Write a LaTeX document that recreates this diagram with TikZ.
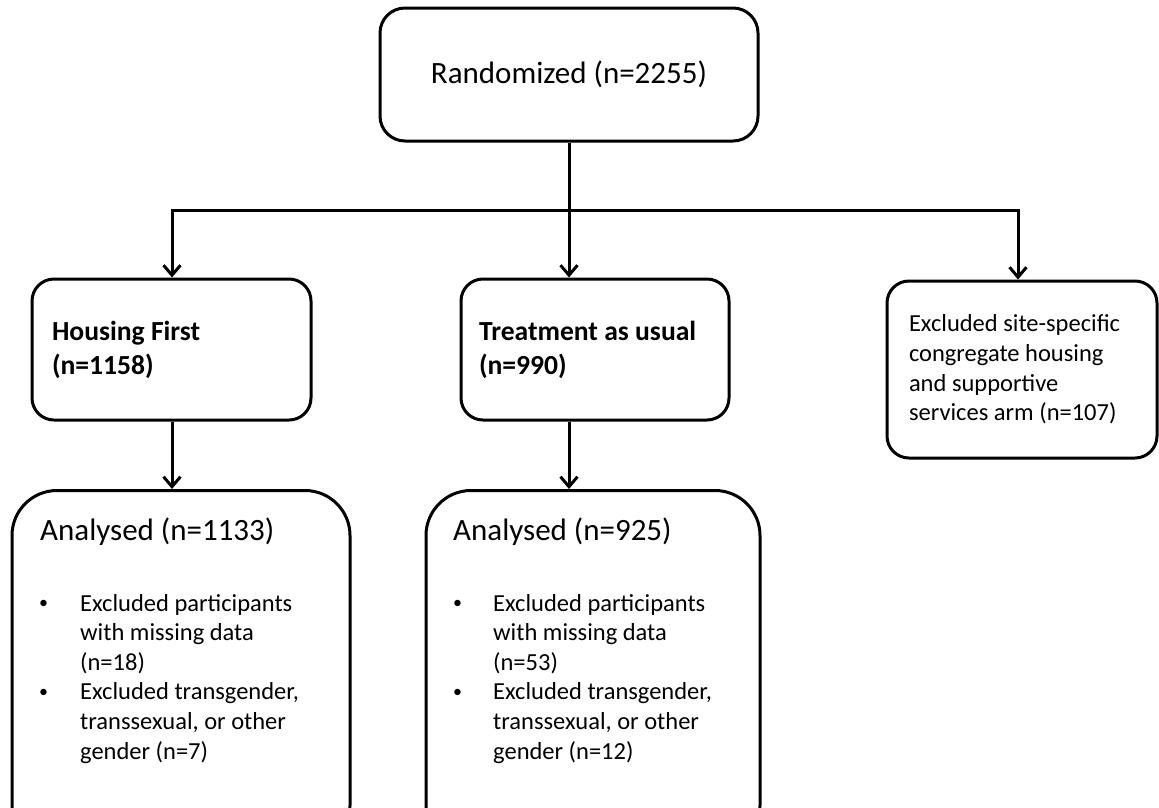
\documentclass[tikz,border=0pt]{standalone}
\usepackage{fontspec}
\setmainfont{Carlito}
\usetikzlibrary{arrows.meta}
\newcommand{\bul}{\raisebox{2.5pt}{\fontsize{18}{18}\selectfont •}}
\begin{document}
\begin{tikzpicture}[x=1pt,y=-1pt,
  box/.style={draw, line width=3pt, rounded corners=#1, inner ysep=0pt},
  box/.default=22pt,
  big/.style={font=\fontsize{31}{37}\selectfont},
  head/.style={font=\fontsize{27.6}{34}\selectfont\bfseries},
  small/.style={font=\fontsize{24.5}{29.6}\selectfont},
  conn/.style={line width=3pt, line cap=rect},
  arr/.style={line width=3pt, -{Straight Barb[length=10pt,width=17pt]}}]
\useasboundingbox (0,0) rectangle (1159,807);
\clip (0,0) rectangle (1159,807);
% boxes
\node[box=25pt, big, minimum width=378pt, minimum height=133pt] (top) at (569,74.5) {Randomized (n=2255)};
\node[box, head, minimum height=141pt, inner xsep=20pt, text width=239pt, align=flush left] (hf) at (171.5,349.5) {Housing First\\(n=1158)};
\node[box, head, minimum height=141pt, inner xsep=18pt, text width=232pt, align=flush left] (tau) at (595,349.5) {Treatment as usual\\(n=990)};
\node[box, small, minimum height=177pt, inner xsep=22pt, text width=226pt, align=flush left] (ex) at (1022,369.5) {Excluded site-specific\\congregate housing\\and supportive\\services arm (n=107)};
\node[box=45pt, minimum width=338pt, minimum height=360pt, anchor=north] (al) at (181,489) {};
\node[box=45pt, minimum width=334pt, minimum height=360pt, anchor=north] (ar) at (593,489) {};
% texts in the analysed boxes
\node[big, anchor=base west, inner sep=0pt] (alt) at (40,540) {Analysed (n=1133)};
\node[small, anchor=base west, inner sep=0pt] (alb) at (39,611) {\begin{tabular}[t]{@{}p{41pt}@{}l@{}}
\bul&Excluded participants\\ &with missing data\\ &(n=18)\\
\bul&Excluded transgender,\\ &transsexual, or other\\ &gender (n=7)\end{tabular}};
\node[big, anchor=base west, inner sep=0pt] (art) at (453,540) {Analysed (n=925)};
\node[small, anchor=base west, inner sep=0pt] (arb) at (453,611) {\begin{tabular}[t]{@{}p{40pt}@{}l@{}}
\bul&Excluded participants\\ &with missing data\\ &(n=53)\\
\bul&Excluded transgender,\\ &transsexual, or other\\ &gender (n=12)\end{tabular}};
% connectors
\coordinate (bl) at (172,210);
\coordinate (br) at (1018,210);
\draw[conn] (bl) -- (br);
\draw[arr] (top.south) -- (top.south |- tau.north);
\draw[arr] (bl) -- (bl |- hf.north);
\draw[arr] (br) -- (br |- ex.north);
\draw[arr] (bl |- hf.south) -- (bl |- al.north);
\draw[arr] (top.south |- tau.south) -- (top.south |- ar.north);
\end{tikzpicture}
\end{document}
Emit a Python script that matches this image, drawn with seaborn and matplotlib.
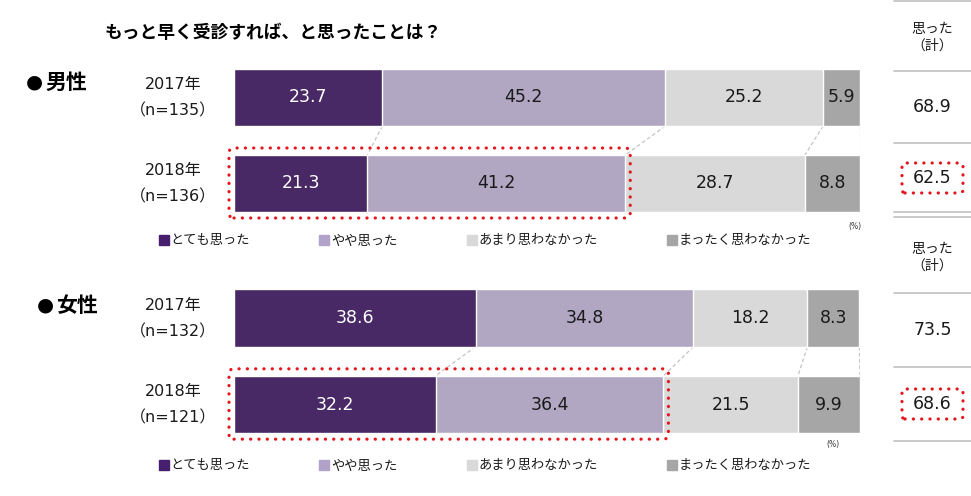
import numpy as np
import pandas as pd
import matplotlib
matplotlib.use("Agg")
import matplotlib.pyplot as plt
import seaborn as sns
from matplotlib.patches import FancyBboxPatch
from matplotlib.lines import Line2D
from matplotlib.transforms import IdentityTransform

# ---- data ----
levels = ["とても思った", "やや思った", "あまり思わなかった", "まったく思わなかった"]
colors = ["#481E6F", "#B0A2C8", "#D9D9D9", "#A6A6A6"]
rows = ["2017年", "2018年"]

men_n = [135, 136]
men_vals = [[23.7, 45.2, 25.2, 5.9],
            [21.3, 41.2, 28.7, 8.8]]
men_total = [68.9, 62.5]

women_n = [132, 121]
women_vals = [[38.6, 34.8, 18.2, 8.3],
              [32.2, 36.4, 21.5, 9.9]]
women_total = [73.5, 68.6]

title = "もっと早く受診すれば、と思ったことは？"
total_header = "思った\n（計）"

sns.set_style("white")
plt.rcParams["font.family"] = ["DejaVu Sans", "Noto Sans CJK JP"]
CJK = ["Noto Sans CJK JP", "DejaVu Sans"]

W, H = 971, 496
fig = plt.figure(figsize=(W / 100, H / 100), dpi=100)


def fx(px):
    return px / W


def fy(py):
    return 1 - py / H


def dotted_box(x0, y0, x1, y1, r=5):
    # box in display pixels (origin bottom-left)
    p = FancyBboxPatch((x0, y0), x1 - x0, y1 - y0,
                       boxstyle=f"round,pad=0,rounding_size={r}",
                       transform=IdentityTransform(), fill=False,
                       edgecolor="#E8141B", linewidth=2.3,
                       linestyle=(0, (0.05, 2.55)), capstyle="round")
    fig.add_artist(p)


BAR_H = 0.663


def panel(top_px, span_px, vals, ns, totals, label, label_x, label_y,
          legend_y, pct_x, pct_y, total_y, header_y):
    ax = fig.add_axes([fx(234), fy(top_px + span_px), fx(626), span_px / H])
    vals = np.array(vals)
    cum = vals.cumsum(axis=1)
    df = pd.DataFrame({
        "row": np.repeat(rows, len(levels)),
        "level": levels * len(rows),
        "cum": cum.ravel(),
        "val": vals.ravel(),
    })
    # draw stacked bars back to front
    for lvl, col in reversed(list(zip(levels, colors))):
        sub = df[df["level"] == lvl]
        sns.barplot(data=sub, x="cum", y="row", order=rows, orient="h",
                    color=col, width=BAR_H, edgecolor="white", linewidth=1,
                    errorbar=None, ax=ax)
    ax.set_xlim(0, 100)
    ax.set_ylim(1.5, -0.5)
    ax.axis("off")

    # value labels
    for i in range(len(rows)):
        for j in range(len(levels)):
            v = vals[i, j]
            ax.text(cum[i, j] - v / 2, i, f"{v:.1f}", ha="center", va="center",
                    fontsize=12.5, color="white" if j == 0 else "#1A1A1A")

    # connector lines between the two bars
    for c0, c1 in zip(cum[0], cum[1]):
        ax.plot([c0, c1], [BAR_H / 2, 1 - BAR_H / 2], color="#C4C4C4",
                lw=0.9, ls=(0, (3, 2)), zorder=0.5)

    # year labels
    for i, (yr, n) in enumerate(zip(rows, ns)):
        ax.text(-0.0975, i - 0.15, yr, transform=ax.get_yaxis_transform(),
                ha="center", va="center", fontsize=11.5, color="#1A1A1A")
        ax.text(-0.0975, i + 0.155, f"（n={n}）", transform=ax.get_yaxis_transform(),
                ha="center", va="center", fontsize=11.5, color="#1A1A1A")

    # red dotted box around the 2018 "思った" segments
    fig.canvas.draw()
    (x0, y0) = ax.transData.transform((0, 1 + BAR_H / 2))
    (x1, y1) = ax.transData.transform((cum[1, 1], 1 - BAR_H / 2))
    dotted_box(x0 - 5, y0 - 6, x1 + 5, y1 + 7)

    # panel label
    fig.text(fx(label_x), fy(label_y), "●", ha="left", va="center",
             fontsize=14, color="black")
    fig.text(fx(label_x + 19), fy(label_y), label, ha="left", va="center",
             fontsize=15, fontweight="bold", color="black", family=CJK)

    # legend
    handles = [Line2D([], [], ls="", marker="s", markersize=6.8, color=c)
               for c in colors]
    fig.legend(handles, levels, loc="center left", ncol=4, frameon=False,
               bbox_to_anchor=(fx(159), fy(legend_y)), borderaxespad=0,
               borderpad=0, handlelength=0.7, handletextpad=0.15,
               columnspacing=5.3, labelcolor="#1A1A1A",
               prop={"family": CJK, "size": 9.5})

    fig.text(fx(pct_x), fy(pct_y), "(%)", ha="center", va="center",
             fontsize=5.5, color="#333333")

    # right column totals
    fig.text(fx(932), fy(header_y), total_header, ha="center", va="center",
             fontsize=10, color="#1A1A1A", linespacing=1.25, family=CJK)
    for t, ty in zip(totals, total_y):
        fig.text(fx(932.5), fy(ty), f"{t:.1f}", ha="center", va="center",
                 fontsize=12.5, color="#1A1A1A")
    cy = H - total_y[1]
    dotted_box(902, cy - 15, 963, cy + 15, r=3)
    return ax


fig.text(fx(105), fy(33), title, ha="left", va="center", fontsize=12.8,
         fontweight="bold", color="black", family=CJK)

panel(54.5, 172, men_vals, men_n, men_total, "男性", 26, 82, 241, 855, 227,
      [107, 178], 37)
panel(274.75, 173, women_vals, women_n, women_total, "女性", 37, 305, 466, 833, 445,
      [330, 404], 257)

# right column separator lines
for ly in [1, 71, 142.7, 212, 217, 292.7, 366.7, 441]:
    fig.add_artist(Line2D([fx(894), fx(971)], [fy(ly), fy(ly)],
                          transform=fig.transFigure, color="#C0C0C0", lw=1.2))

fig.savefig("out.png", dpi=100)
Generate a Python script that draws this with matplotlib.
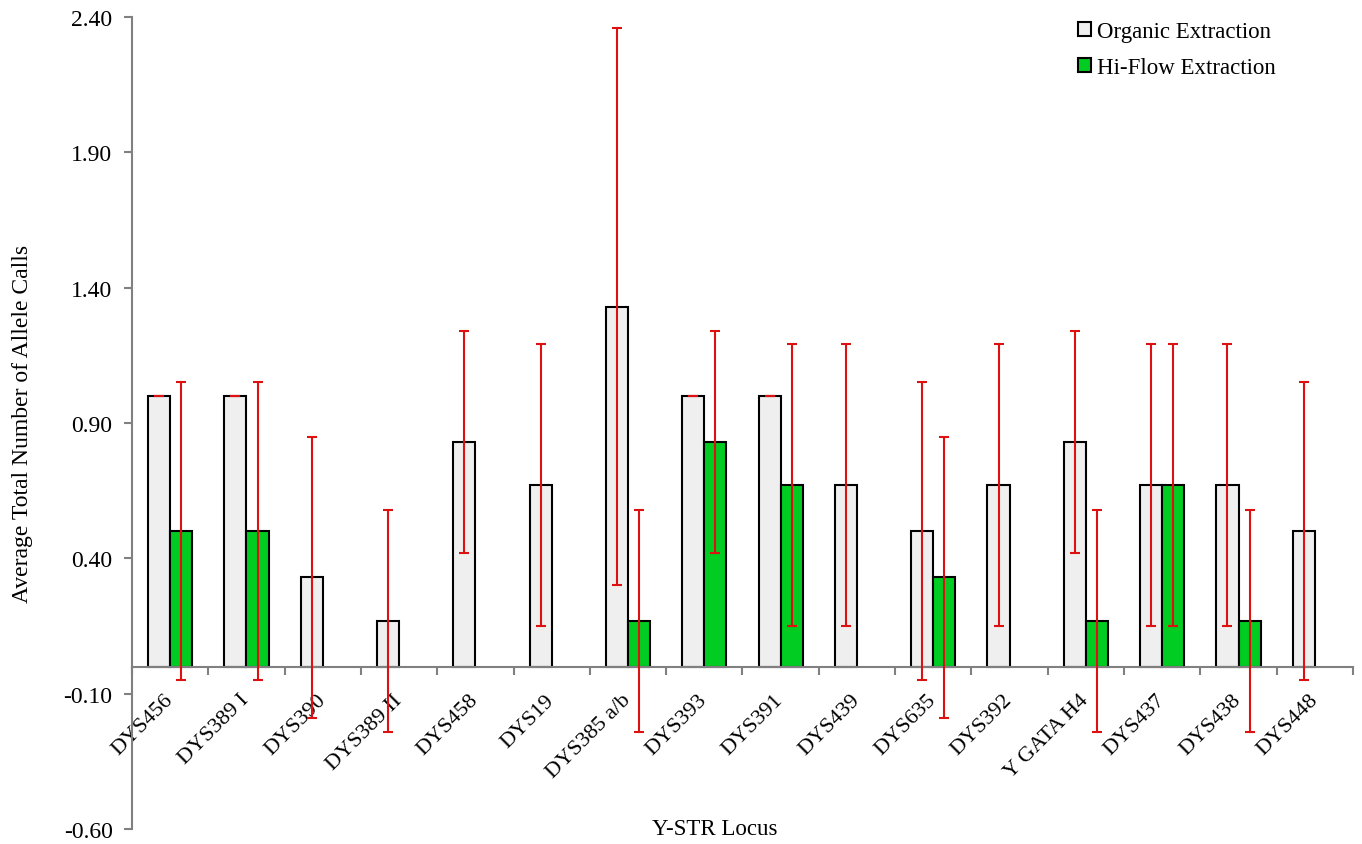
import numpy as np
import matplotlib
matplotlib.use("Agg")
import matplotlib.pyplot as plt
import matplotlib.transforms as mtransforms
from matplotlib.ticker import FixedLocator, FormatStrFormatter

plt.rcParams['font.family'] = ['Liberation Serif', 'DejaVu Serif']

loci = ['DYS456', 'DYS389 I', 'DYS390', 'DYS389 II', 'DYS458', 'DYS19',
        'DYS385 a/b', 'DYS393', 'DYS391', 'DYS439', 'DYS635', 'DYS392',
        'Y GATA H4', 'DYS437', 'DYS438', 'DYS448']
organic = [1.0, 1.0, 0.33, 0.17, 0.83, 0.67, 1.33, 1.0,
           1.0, 0.67, 0.5, 0.67, 0.83, 0.67, 0.67, 0.5]
organic_sd = [0.0, 0.0, 0.52, 0.41, 0.41, 0.52, 1.03, 0.0,
              0.0, 0.52, 0.55, 0.52, 0.41, 0.52, 0.52, 0.55]
hiflow = [0.5, 0.5, 0.0, 0.0, 0.0, 0.0, 0.17, 0.83,
          0.67, 0.0, 0.33, 0.0, 0.17, 0.67, 0.17, 0.0]
hiflow_sd = [0.55, 0.55, np.nan, np.nan, np.nan, np.nan, 0.41, 0.41,
             0.52, np.nan, 0.52, np.nan, 0.41, 0.52, 0.41, np.nan]

GRAY = '#EFEFEF'
GREEN = '#00CC22'
RED = '#DD1111'
AXIS = '#808080'

fig = plt.figure(figsize=(13.62, 8.45), dpi=100)
ax = fig.add_axes([0.0969, 0.0178, 0.8965, 0.9609])

x = np.arange(len(loci))
w = 0.29
b1 = ax.bar(x - w / 2, organic, w, color=GRAY, edgecolor='black', lw=1.5,
            label='Organic Extraction', zorder=2)
b2 = ax.bar(x + w / 2, hiflow, w, color=GREEN, edgecolor='black', lw=1.5,
            label='Hi-Flow Extraction', zorder=2)
# empty bars leave no outline on the axis
for p in list(b1) + list(b2):
    if p.get_height() == 0:
        p.set_linewidth(0)

ax.errorbar(x - w / 2, organic, yerr=organic_sd, fmt='none', ecolor=RED,
            elinewidth=1.5, capsize=3.5, capthick=1.5, zorder=3)
ax.errorbar(x + w / 2, hiflow, yerr=hiflow_sd, fmt='none', ecolor=RED,
            elinewidth=1.5, capsize=3.5, capthick=1.5, zorder=3)

ax.set_xlim(-0.5, len(loci) - 0.5)
ax.set_ylim(-0.6, 2.4)
ax.yaxis.set_major_locator(FixedLocator(np.arange(-0.6, 2.41, 0.5)))
ax.yaxis.set_major_formatter(FormatStrFormatter('%.2f'))

for s in ['top', 'right']:
    ax.spines[s].set_visible(False)
ax.spines['bottom'].set_position(('data', 0))
for s in ['left', 'bottom']:
    ax.spines[s].set_color(AXIS)
    ax.spines[s].set_linewidth(1.5)

ax.set_xticks(x)
ax.set_xticklabels(loci, rotation=45, ha='right', va='center',
                   rotation_mode='anchor', fontsize=16)
shift = mtransforms.ScaledTranslation(3 / 100, 0, fig.dpi_scale_trans)
for lab in ax.get_xticklabels():
    lab.set_transform(lab.get_transform() + shift)
ax.set_xticks(np.arange(-0.5, len(loci), 1.0), minor=True)
ax.tick_params(axis='x', which='major', length=0, pad=22)
ax.tick_params(axis='x', which='minor', length=6, width=1.5, color=AXIS,
               direction='out')
ax.tick_params(axis='y', length=6, width=1.5, color=AXIS, labelsize=17,
               direction='out', pad=8)

ax.set_ylabel('Average Total Number of Allele Calls', fontsize=17, labelpad=22)
ax.text(0.477, 0.0, 'Y-STR Locus', transform=ax.transAxes, fontsize=16.5,
        ha='center', va='center')

fig.legend(loc='upper left', bbox_to_anchor=(1078 / 1362, 1 - 22 / 845),
           frameon=False, fontsize=16.5, handlelength=0.55, handleheight=0.55,
           handletextpad=0.3, labelspacing=0.65, borderpad=0,
           borderaxespad=0)

fig.savefig('out.png', dpi=100)
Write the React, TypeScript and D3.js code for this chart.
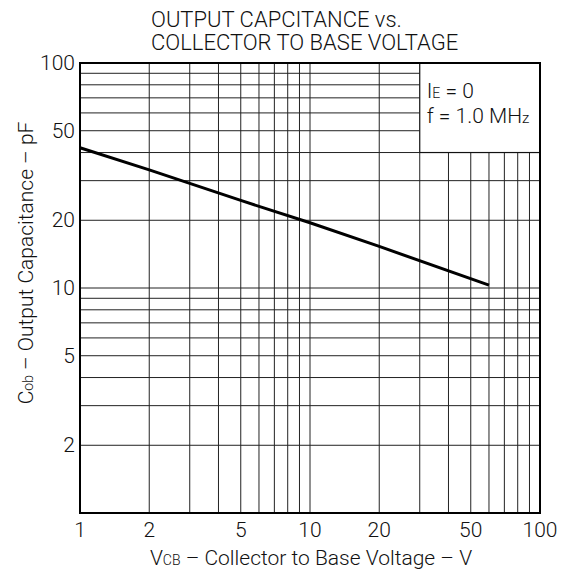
import * as d3 from "d3";

const xTicks = [1, 2, 5, 10, 20, 50, 100];
const yTicks = [2, 5, 10, 20, 50, 100];
// Cob vs VCB
const vcb = [1, 2, 5, 10, 20, 60];
const cob = [42, 33.5, 24.5, 19.5, 15.3, 10.3];

const W = 570;
const H = 571;
const m = { left: 80, top: 63, right: 30, bottom: 58 };
const FONT = "Roboto, 'Liberation Sans', sans-serif";

function logGrid(lo: number, hi: number) {
  const out: number[] = [];
  for (let d = lo; d < hi; d *= 10) for (let k = 2; k <= 9; k++) out.push(d * k);
  return out;
}

export default function App() {
  const x = d3.scaleLog().domain([1, 100]).range([m.left, W - m.right]);
  const y = d3.scaleLog().domain([1, 100]).range([H - m.bottom, m.top]);
  const grid = [...logGrid(1, 100), 10];
  // legend box spans V 30..100, C 40..100
  const bx0 = x(30), by1 = y(40);
  const line = d3.line<number>().x((_, i) => x(vcb[i])).y((d) => y(d));

  return (
    <svg width={W} height={H} style={{ position: "absolute", left: 0, top: 0 }} fontFamily={FONT} fontWeight={300}>
      <rect width={W} height={H} fill="#fff" />
      {grid.map((v) => (
        <line key={"h" + v} x1={x(1)} x2={v >= 40 ? bx0 : x(100)} y1={y(v)} y2={y(v)} stroke="#222" strokeWidth={1} />
      ))}
      {grid.map((v) => (
        <line key={"v" + v} x1={x(v)} x2={x(v)} y1={y(1)} y2={v >= 30 ? by1 : y(100)} stroke="#222" strokeWidth={1} />
      ))}
      <rect x={bx0} y={y(100)} width={x(100) - bx0} height={by1 - y(100)} fill="#fff" stroke="#111" strokeWidth={1.2} />
      <rect x={x(1)} y={y(100)} width={x(100) - x(1)} height={y(1) - y(100)} fill="none" stroke="#000" strokeWidth={2} />
      <path d={line(cob) ?? ""} fill="none" stroke="#000" strokeWidth={3} />
      {xTicks.map((t) => (
        <text key={"xt" + t} x={x(t)} y={y(1) + 24} textAnchor="middle" fontSize={21} fill="#111">{t}</text>
      ))}
      {yTicks.map((t) => (
        <text key={"yt" + t} x={x(1) - 5} y={y(t) + 7} textAnchor="end" fontSize={21} fill="#111">{t}</text>
      ))}
      <text x={151} y={27} fontSize={22} fill="#111">OUTPUT CAPCITANCE vs.</text>
      <text x={151} y={50} fontSize={22} fill="#111">COLLECTOR TO BASE VOLTAGE</text>
      <text x={bx0 + 7} y={98} fontSize={21} fill="#111">
        I<tspan fontSize={14}>E</tspan> = 0
      </text>
      <text x={bx0 + 7} y={123} fontSize={21} fill="#111">
        f = 1.0 MH<tspan fontSize={15}>z</tspan>
      </text>
      <text x={311} y={565} textAnchor="middle" fontSize={21} fill="#111">
        V<tspan fontSize={14}>CB</tspan> – Collector to Base Voltage – V
      </text>
      <text transform={`translate(33,263) rotate(-90)`} textAnchor="middle" fontSize={21} fill="#111">
        C<tspan fontSize={14}>ob</tspan> – Output Capacitance – pF
      </text>
    </svg>
  );
}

============

* [Exercise directions]
Starting at the line that contains "Emit a Python" and stopping after the line that contains "from matplotlib.transforms import", copy every line exactly. Leave any pictures behind.

* [Complete output]
Emit a Python script that matches this image, drawn with seaborn and matplotlib.
import numpy as np
import pandas as pd
import matplotlib
matplotlib.use("Agg")
import matplotlib.pyplot as plt
import seaborn as sns
from matplotlib.patches import FancyBboxPatch
from matplotlib.lines import Line2D
from matplotlib.transforms import IdentityTransform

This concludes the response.